One of approaches of information war is distorted naming. Whereas people over the world mark the Day of Commemorating the Victims of the Second World War, in the countries of the former socialistic camp people celebrate the Victory Day. Why are these Soviet-Russian myths dangerous?
“Soviet-Russian myths are very enduring in the Baltic countries. Latvia has tried to fight this. May 8 was announced the commemoration date, according to the European traditions. But a part of people still celebrates the ‘Victory Day.’ This is a revived phenomenon.
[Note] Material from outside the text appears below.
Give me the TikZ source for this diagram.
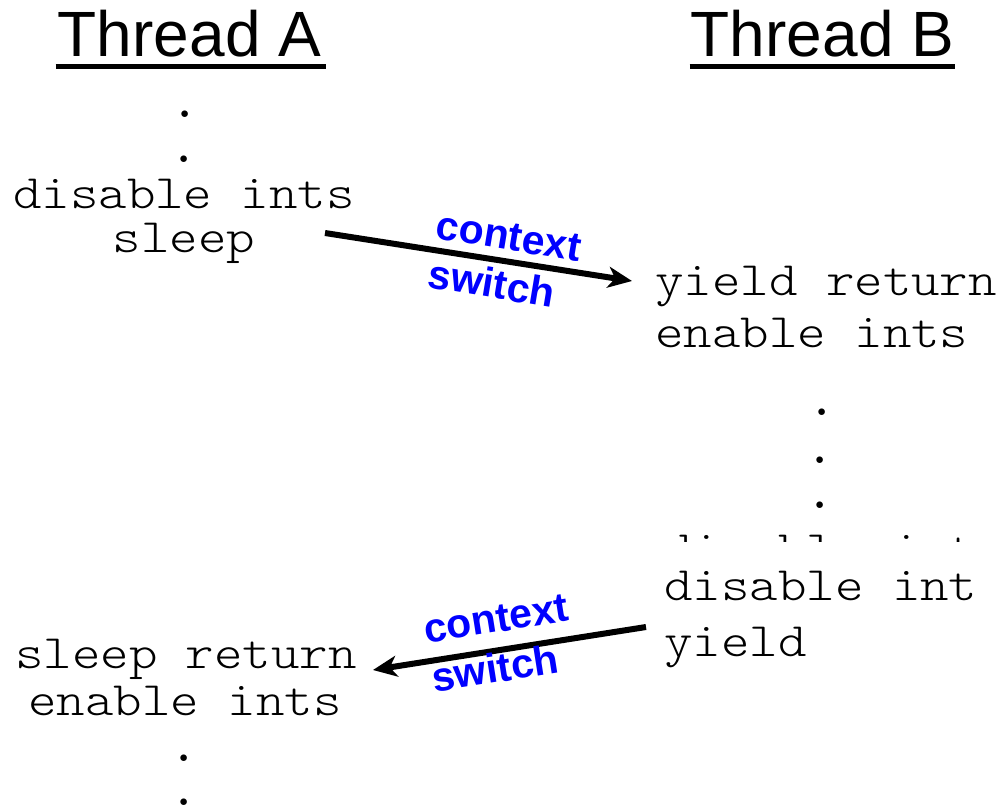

The USSR did not propagate this data so much, but now Russia is developing the former myth with a new power.”
If democracy and humanistic values are implemented in post-Soviet space, will these processes be able to help the thinking part of Russia?
“Yes, not all Russians are alike. There is a part of real democrats who are hard to be discerned. In fact, we can become a good example for them. Many Russians like the system of the Baltic countries, especially Finland. I am content with the Finnish democracy. There is no corruption in this society, freedom is on the highest level, and the elections are very honest. Unfortunately, in terms of this Latvians will have to overcome a long path, but they are working hard. In Latvia people are efficiently fighting corruption, therefore they are changing bit by bit. Russian ruling elite is worried about the emergency of such countries, therefore it does not want Ukraine to become a democratic state. I think none of the EU countries will be against your membership in this Union.”